With a lockout delaying the start of the 2012 season, Visual Concepts decided to build upon the Jordan Challenge, and double down with even more historical content in NBA 2K12. The result was NBA’s Greatest, which spotlighted fifteen NBA Legends (including Michael Jordan, of course), added more historical teams, and included authentic, era-specific presentation. It lacked the in-game goals of the Jordan Challenge, instead simply requiring gamers to win each game to unlock all of the teams, but the mode was still more than satisfactory. MJ was one of three cover players for NBA 2K12, the others being Larry Bird and Magic Johnson.
Since then, Visual Concepts has continued to add new historical content. NBA 2K13 brought us the entire 1992 Dream Team – even perennial holdout Charles Barkley – to challenge the 2012 Team USA squad. According to a recent leak, the Dream Team is set to return as a pre-order bonus in NBA 2K17. Twelve new historical teams were added in NBA 2K16, including some interesting choices.

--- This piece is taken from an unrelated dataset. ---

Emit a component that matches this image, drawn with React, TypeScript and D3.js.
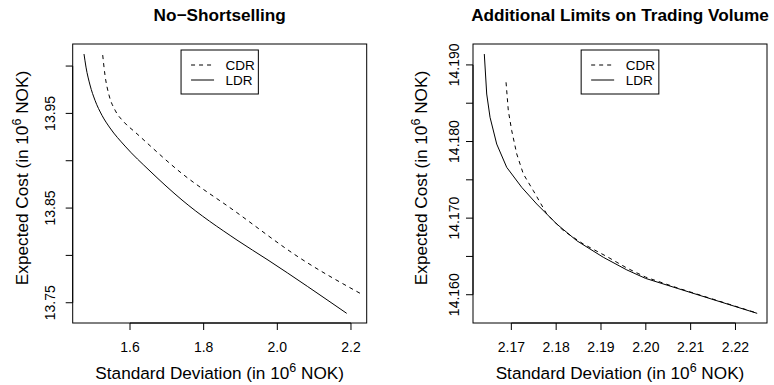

Michael Jordan and other former players have become sought after cards in MyTEAM; I was certainly excited when I was lucky enough to draw a 1993 MJ card in NBA 2K14! We may look forward to the future, but since NBA 2K11, we’ve also been able to enjoy the past.
Just as the real Michael Jordan changed the sport of basketball, so too did his virtual counterpart have an impact on basketball video games, long after he hung up his Air Jordans. The bar has been set very high for historical content moving forward; Decade All-Star teams, a small selection of classic teams, and a lack of authentic animations for retro players will no longer cut it. The NBA 2K series has boasted some fantastic historical content over the past six years, and it all started with Michael Jordan in NBA 2K11. Hopefully, we’ll get some more exciting content spotlighting His Airness, and other NBA Legends, in the years to come.